● Problem statement
Reproduce the material below line by line, beginning with its first line and ending with the line that contains "var twoTheta = d3.range(0, 251).map(i"; leave out pictures.

● Data segment

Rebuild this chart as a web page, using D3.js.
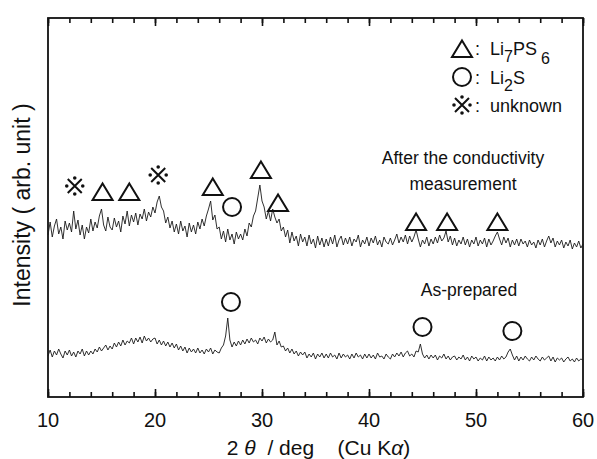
<!DOCTYPE html>
<html lang="en">
  <head>
    <meta charset="utf-8">
    <title>XRD</title>
    <style>
    body { margin: 0; background: #fff; }
    text { font-family: "Liberation Sans", Arial, sans-serif; fill: #111; }
    </style>
    <script type="text/javascript" src="https://cdn.jsdelivr.net/npm/d3@7"></script>
  </head>
  <body>
    <script type="text/javascript">

      // 2theta grid: 10 -> 60 deg, step 0.2
      var twoTheta = d3.range(0, 251).map(i => 10 + i * 0.2);

      // after the conductivity measurement (upper pattern), one row = 2 deg
      var afterCond = [
        162,175,160,171,178,163,170,158,176,167,
        174,165,186,168,177,162,172,158,170,164,
        178,166,175,169,181,188,172,166,180,170,
        167,179,170,176,165,181,173,186,171,182,
        175,184,172,183,178,188,176,185,180,190,
        184,195,201,190,186,174,180,169,176,165,
        173,163,176,166,171,160,174,165,172,163,
        175,168,178,171,181,188,196,177,182,168,
        170,158,166,155,168,157,163,153,165,158,
        163,157,168,161,174,170,181,186,199,212,
        196,190,178,186,176,188,180,174,178,166,
        170,160,167,154,165,156,161,151,163,155,
        160,151,162,153,158,149,161,152,159,150,
        158,151,160,153,162,150,157,161,152,159,
        153,160,151,158,155,162,150,157,153,160,
        151,159,154,161,152,157,150,160,155,153,
        159,152,157,163,154,160,155,162,153,161,
        155,160,167,158,150,157,153,160,151,158,
        153,160,154,162,156,159,166,155,161,152,
        159,151,157,153,160,152,158,150,157,153,
        160,151,157,153,159,150,158,152,156,161,
        165,158,152,160,154,159,150,157,152,158,
        151,158,153,156,150,157,152,155,149,157,
        152,158,150,156,161,154,159,150,156,152,
        157,149,155,151,157,148,154,150,156,149,
        153
      ];

      // as-prepared (lower pattern)
      var asPrepared = [
        41,47,40,46,42,48,43,39,46,42,
        47,41,45,40,46,43,48,41,46,42,
        46,43,48,45,50,46,49,52,47,51,
        48,54,50,55,51,57,52,56,54,59,
        53,59,55,60,54,61,56,59,55,58,
        59,53,57,52,56,51,55,50,54,49,
        53,47,51,46,50,44,49,45,48,44,
        49,44,47,43,48,45,49,43,47,45,
        44,49,52,61,79,57,50,55,51,56,
        52,57,53,58,54,59,55,57,53,59,
        56,60,54,58,55,57,65,52,56,50,
        51,46,49,44,48,43,46,41,45,42,
        45,39,43,40,44,38,43,40,44,39,
        43,39,44,40,42,38,44,39,43,40,
        42,38,43,39,44,40,42,38,43,39,
        43,39,42,38,44,40,41,38,43,40,
        38,43,40,44,41,45,40,44,46,41,
        43,40,46,45,53,43,39,42,38,42,
        39,42,37,41,39,43,38,41,37,40,
        41,37,40,38,42,37,40,36,41,38,
        40,36,39,37,41,36,40,37,39,36,
        40,37,41,38,40,45,48,42,37,41,
        36,40,37,41,38,36,40,37,41,38,
        36,40,37,39,41,36,40,35,39,37,
        39,35,38,40,36,38,35,39,36,38,
        37
      ];

      // peak markers [2theta, intensity]
      var triangles = [[15.1, 205], [17.6, 205], [25.4, 210], [29.9, 227], [31.5, 194],
                       [44.4, 175], [47.3, 175], [52.0, 175]];
      var circles = [[27.2, 190], [27.1, 95], [45.0, 70], [53.4, 66]];
      var unknowns = [[12.5, 211], [20.3, 222]];

      var xTicks = [10, 20, 30, 40, 50, 60];

      var W = 597, H = 459;
      var pL = 48, pR = 583, pT = 18, pB = 397;

      var svg = d3.select("body").append("svg")
          .attr("width", W)
          .attr("height", H);

      var x = d3.scaleLinear().domain([10, 60]).range([pL, pR]);
      var y = d3.scaleLinear().domain([0, pB - pT]).range([pB, pT]);

      // frame
      svg.append("rect")
          .attr("x", pL).attr("y", pT)
          .attr("width", pR - pL).attr("height", pB - pT)
          .attr("fill", "none").attr("stroke", "#111").attr("stroke-width", 1.8);

      // ticks inward, top and bottom (minor every 2 deg, major every 10)
      var minor = d3.range(10, 61, 2);
      svg.append("g")
          .attr("transform", "translate(0," + pB + ")")
          .call(d3.axisTop(x).tickValues(minor).tickSize(5).tickFormat(""))
          .call(g => g.select(".domain").remove());
      svg.append("g")
          .attr("transform", "translate(0," + pB + ")")
          .call(d3.axisTop(x).tickValues(xTicks).tickSize(8).tickFormat(""))
          .call(g => g.select(".domain").remove());
      svg.append("g")
          .attr("transform", "translate(0," + pT + ")")
          .call(d3.axisBottom(x).tickValues(minor).tickSize(5).tickFormat(""))
          .call(g => g.select(".domain").remove());
      svg.append("g")
          .attr("transform", "translate(0," + pT + ")")
          .call(d3.axisBottom(x).tickValues(xTicks).tickSize(8).tickFormat(""))
          .call(g => g.select(".domain").remove());
      svg.selectAll(".tick line").attr("stroke", "#111").attr("stroke-width", 1.6);

      // tick labels
      svg.selectAll(".xlab")
        .data(xTicks)
        .enter()
        .append("text")
        .attr("x", d => x(d))
        .attr("y", 427)
        .attr("text-anchor", "middle")
        .style("font-size", "20px")
        .text(d => d);

      // axis titles
      var xt = svg.append("text")
          .attr("x", (pL + pR) / 2 + 3)
          .attr("y", 455)
          .attr("text-anchor", "middle")
          .attr("xml:space", "preserve")
          .style("font-size", "21px");
      xt.append("tspan").text("2 ");
      xt.append("tspan").style("font-style", "italic").text("θ");
      xt.append("tspan").text("  / deg    (Cu K");
      xt.append("tspan").style("font-style", "italic").text("α");
      xt.append("tspan").text(")");

      svg.append("text")
          .attr("transform", "translate(30,205) rotate(-90)")
          .attr("text-anchor", "middle")
          .style("font-size", "23px")
          .text("Intensity ( arb. unit )");

      // patterns
      var line = d3.line()
          .x((d, i) => x(twoTheta[i]))
          .y(d => y(d));

      [afterCond, asPrepared].forEach(function(s) {
        svg.append("path")
            .datum(s)
            .attr("d", line)
            .attr("fill", "none")
            .attr("stroke", "#1a1a1a")
            .attr("stroke-width", 0.9);
      });

      // marker shapes
      var triD = "M0,-8.5L10,8L-10,8Z";
      function drawUnknown(g) {
        g.append("path")
          .attr("d", "M-7,-7L7,7M-7,7L7,-7")
          .attr("stroke", "#111").attr("stroke-width", 2);
        g.selectAll("circle")
          .data([[0, -8], [0, 8], [-8, 0], [8, 0]])
          .enter()
          .append("circle")
          .attr("cx", d => d[0]).attr("cy", d => d[1])
          .attr("r", 1.8).attr("fill", "#111");
      }

      svg.selectAll(".tri")
        .data(triangles)
        .enter()
        .append("path")
        .attr("transform", d => "translate(" + x(d[0]) + "," + y(d[1]) + ")")
        .attr("d", triD)
        .attr("fill", "none").attr("stroke", "#111").attr("stroke-width", 2);

      svg.selectAll(".circ")
        .data(circles)
        .enter()
        .append("circle")
        .attr("cx", d => x(d[0])).attr("cy", d => y(d[1]))
        .attr("r", 9)
        .attr("fill", "none").attr("stroke", "#111").attr("stroke-width", 2);

      unknowns.forEach(function(d) {
        drawUnknown(svg.append("g").attr("transform", "translate(" + x(d[0]) + "," + y(d[1]) + ")"));
      });

      // legend
      var lg = svg.append("g").attr("transform", "translate(462,0)");
      lg.append("path").attr("transform", "translate(0,49)").attr("d", triD)
        .attr("fill", "none").attr("stroke", "#111").attr("stroke-width", 2);
      lg.append("circle").attr("cx", 0).attr("cy", 77).attr("r", 9)
        .attr("fill", "none").attr("stroke", "#111").attr("stroke-width", 2);
      drawUnknown(lg.append("g").attr("transform", "translate(0,105)"));

      var t1 = lg.append("text").attr("x", 13).attr("y", 55).attr("xml:space", "preserve")
        .style("font-size", "18px");
      t1.append("tspan").text(":  Li");
      t1.append("tspan").attr("dy", 7).style("font-size", "16px").text("7");
      t1.append("tspan").attr("dy", -7).text("PS");
      t1.append("tspan").attr("dy", 9).attr("dx", 4).style("font-size", "16px").text("6");

      var t2 = lg.append("text").attr("x", 13).attr("y", 84).attr("xml:space", "preserve")
        .style("font-size", "18px");
      t2.append("tspan").text(":  Li");
      t2.append("tspan").attr("dy", 7).style("font-size", "16px").text("2");
      t2.append("tspan").attr("dy", -7).text("S");

      lg.append("text").attr("x", 13).attr("y", 112).attr("xml:space", "preserve")
        .style("font-size", "18px").text(":  unknown");

      // pattern labels
      svg.append("text").attr("x", 463).attr("y", 164).attr("text-anchor", "middle")
        .style("font-size", "17.5px").text("After the conductivity");
      svg.append("text").attr("x", 463).attr("y", 190).attr("text-anchor", "middle")
        .style("font-size", "17.5px").text("measurement");
      svg.append("text").attr("x", 469).attr("y", 296).attr("text-anchor", "middle")
        .style("font-size", "17.5px").text("As-prepared");

    </script>
  </body>
</html>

● Solved exercise
Rebuild this chart as a web page, using D3.js.
<!DOCTYPE html>
<html lang="en">
  <head>
    <meta charset="utf-8">
    <title>XRD</title>
    <style>
    body { margin: 0; background: #fff; }
    text { font-family: "Liberation Sans", Arial, sans-serif; fill: #111; }
    </style>
    <script type="text/javascript" src="https://cdn.jsdelivr.net/npm/d3@7"></script>
  </head>
  <body>
    <script type="text/javascript">

      // 2theta grid: 10 -> 60 deg, step 0.2
      var twoTheta = d3.range(0, 251).map(i => 10 + i * 0.2);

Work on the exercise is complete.